Stuart Watson, Yorkshire & Humberside Senior Partner at EY,said: “Undoubtedly the next couple of years will be challenging for the UK economy. The UK government will need to quickly introduce measures to help offset Brexit blues, support the economy and continue to attract foreign investment. The focus now needs to be on making sure that the UK negotiates the right trade deals that will allow access to key markets.

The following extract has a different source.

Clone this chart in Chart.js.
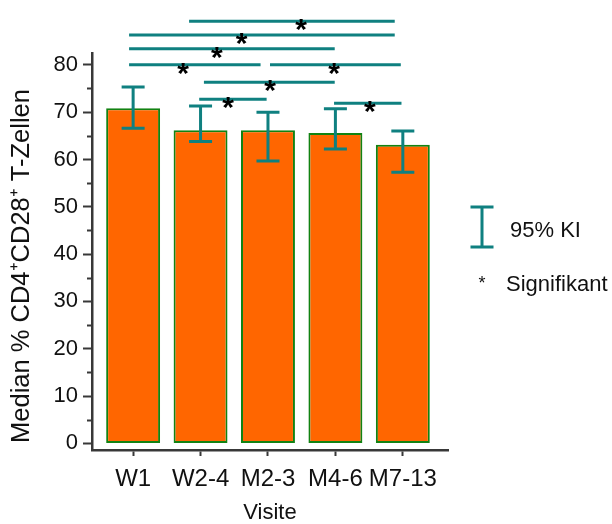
<!DOCTYPE html>
<html>
<head>
<meta charset="utf-8">
<script src="https://cdn.jsdelivr.net/npm/chart.js@4"></script>
<style>
  body { margin: 0; background: #fff; }
  #wrap { width: 612px; height: 524px; }
</style>
</head>
<body>
<div id="wrap"><canvas id="cd28Chart" width="612" height="524"></canvas></div>
<script>
// Visits and median values
const visits = ['W1', 'W2-4', 'M2-3', 'M4-6', 'M7-13'];
const medians = [70.8, 66.2, 66.2, 65.6, 63.1];
// 95% confidence intervals
const ciLow = [66.6, 63.8, 59.7, 62.2, 57.3];
const ciHigh = [75.3, 71.3, 70.0, 70.7, 66.0];
// Significance lines: start/end on the visit axis, height, star position
const sigStart = [1.83, 0.94, 0.94, 0.94, 3.03, 2.05, 1.98, 3.98];
const sigEnd = [4.88, 4.88, 3.99, 2.89, 4.97, 3.99, 2.98, 4.98];
const sigLevel = [89.2, 86.3, 83.4, 80.0, 80.0, 76.3, 72.7, 71.9];
const sigStar = [3.49, 2.61, 2.24, 1.74, 3.98, 3.03, 2.41, 4.51];
const yTicks = [0, 10, 20, 30, 40, 50, 60, 70, 80];
const yMinorTicks = [5, 15, 25, 35, 45, 55, 65, 75];

const TEAL = '#0f8080';
const AXIS = '#383838';
const FONT = "'Liberation Sans', Arial, sans-serif";

Chart.defaults.font.family = FONT;
Chart.defaults.color = '#111';

const annotations = {
    id: 'annotations',
    afterDraw(chart) {
        const { ctx, scales: { x, y } } = chart;
        ctx.save();

        // y axis title, rotated
        ctx.save();
        ctx.translate(22, 266);
        ctx.rotate(-Math.PI / 2);
        ctx.fillStyle = '#111';
        ctx.font = '25.5px ' + FONT;
        ctx.textAlign = 'center';
        ctx.textBaseline = 'middle';
        ctx.fillText('Median % CD4⁺CD28⁺ T-Zellen', 0, 0);
        ctx.restore();

        // minor ticks on the y axis
        ctx.strokeStyle = AXIS;
        ctx.lineWidth = 2;
        yMinorTicks.forEach(v => {
            const py = Math.round(y.getPixelForValue(v)) + 0.5;
            ctx.beginPath();
            ctx.moveTo(x.left - 5, py);
            ctx.lineTo(x.left, py);
            ctx.stroke();
        });

        // error bars
        ctx.strokeStyle = TEAL;
        ctx.lineWidth = 3;
        visits.forEach((v, i) => {
            const px = x.getPixelForValue(i + 1);
            const top = y.getPixelForValue(ciHigh[i]);
            const bot = y.getPixelForValue(ciLow[i]);
            ctx.beginPath();
            ctx.moveTo(px, top);
            ctx.lineTo(px, bot);
            ctx.moveTo(px - 11.5, top);
            ctx.lineTo(px + 11.5, top);
            ctx.moveTo(px - 11.5, bot);
            ctx.lineTo(px + 11.5, bot);
            ctx.stroke();
        });

        // significance lines with stars
        ctx.textAlign = 'center';
        ctx.textBaseline = 'alphabetic';
        sigLevel.forEach((lvl, i) => {
            const py = y.getPixelForValue(lvl);
            ctx.strokeStyle = TEAL;
            ctx.lineWidth = 3;
            ctx.beginPath();
            ctx.moveTo(x.getPixelForValue(sigStart[i]), py);
            ctx.lineTo(x.getPixelForValue(sigEnd[i]), py);
            ctx.stroke();
            ctx.fillStyle = '#000';
            ctx.font = 'bold 30px ' + FONT;
            ctx.fillText('*', x.getPixelForValue(sigStar[i]), py + 18);
        });

        // legend
        ctx.strokeStyle = TEAL;
        ctx.lineWidth = 3;
        ctx.beginPath();
        ctx.moveTo(482, 207);
        ctx.lineTo(482, 247);
        ctx.moveTo(470.5, 207);
        ctx.lineTo(493.5, 207);
        ctx.moveTo(470.5, 247);
        ctx.lineTo(493.5, 247);
        ctx.stroke();
        ctx.fillStyle = '#111';
        ctx.textAlign = 'left';
        ctx.textBaseline = 'middle';
        ctx.font = '22px ' + FONT;
        ctx.fillText('95% KI', 510, 231);
        ctx.fillText('Signifikant', 506, 285);
        ctx.font = '18px ' + FONT;
        ctx.textAlign = 'center';
        ctx.fillText('*', 482, 284);
        ctx.restore();
    }
};

new Chart(document.getElementById('cd28Chart'), {
    type: 'bar',
    data: {
        datasets: [{
            data: medians.map((m, i) => ({ x: i + 1, y: m })),
            backgroundColor: '#ff6600',
            borderColor: '#128212',
            borderWidth: 2,
            borderSkipped: false,
            categoryPercentage: 0.8,
            barPercentage: 1.0
        }]
    },
    options: {
        responsive: false,
        animation: false,
        layout: { padding: { left: 0, right: 164, top: 53, bottom: 0 } },
        plugins: { legend: { display: false }, tooltip: { enabled: false } },
        scales: {
            x: {
                type: 'linear',
                offset: false,
                min: 0.39,
                max: 5.67,
                afterBuildTicks: scale => { scale.ticks = visits.map((v, i) => ({ value: i + 1 })); },
                afterFit: scale => { scale.height = 74; },
                ticks: {
                    font: { size: 24 },
                    padding: 9,
                    maxRotation: 0,
                    autoSkip: false,
                    callback: (value) => visits[value - 1]
                },
                grid: { display: true, drawOnChartArea: false, offset: false, tickLength: 6, tickColor: AXIS, tickWidth: 2 },
                border: { display: true, color: AXIS, width: 2.5 },
                title: {
                    display: true,
                    text: 'Visite',
                    font: { size: 22, lineHeight: 1 },
                    padding: { top: 0, bottom: 0.5 }
                }
            },
            y: {
                min: -1.4,
                max: 82.5,
                afterBuildTicks: scale => { scale.ticks = yTicks.map(v => ({ value: v })); },
                afterFit: scale => { scale.width = 92; },
                ticks: { font: { size: 22 }, padding: 5 },
                grid: { display: true, drawOnChartArea: false, tickLength: 9, tickColor: AXIS, tickWidth: 2 },
                border: { display: true, color: AXIS, width: 2.5 }
            }
        }
    },
    plugins: [annotations]
});
</script>
</body>
</html>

There are numerous opportunities for the economy to remain not only open for business but also attractive, competitive and connected.”
The report did not forecast entirely negative economic activity, with the plunge in the value of the pound now predicted to bolster exports by 3.4 per cent next year, with imports falling 0.3 per cent.
The EY ITEM Club also said the consumer would not emerge from the fallout unscathed, saying it expects the Monetary Policy Committee (MPC) to cut interest rates to zero by November but says that inflation is likely to rise above 2 per cent by the end of this year.
Meanwhile ministers are today urged to address the post-Brexit concerns of tech companies who fear losing EU workers to other countries in the bloc. The Business, Innovation and Skills Committee said ministers should set out the impact of the vote to leave the EU on firms’ high-skilled European employees.
The tech sector is an area of rapid growth for Yorkshire’s economy with the number of digital jobs in Yorkshire increasing at a rate 10 times faster than their non-digital counterparts.
The post Brexit unease appears to have spread to the High Street too, with the number of shoppers on the country’s streets seeing the sharpest fall in more than two years in June. The British Retail Consortium Footfall and Vacancies Monitor said retail footfall was down by 2.8 per cent in June on a year ago, the biggest decline since February 2014.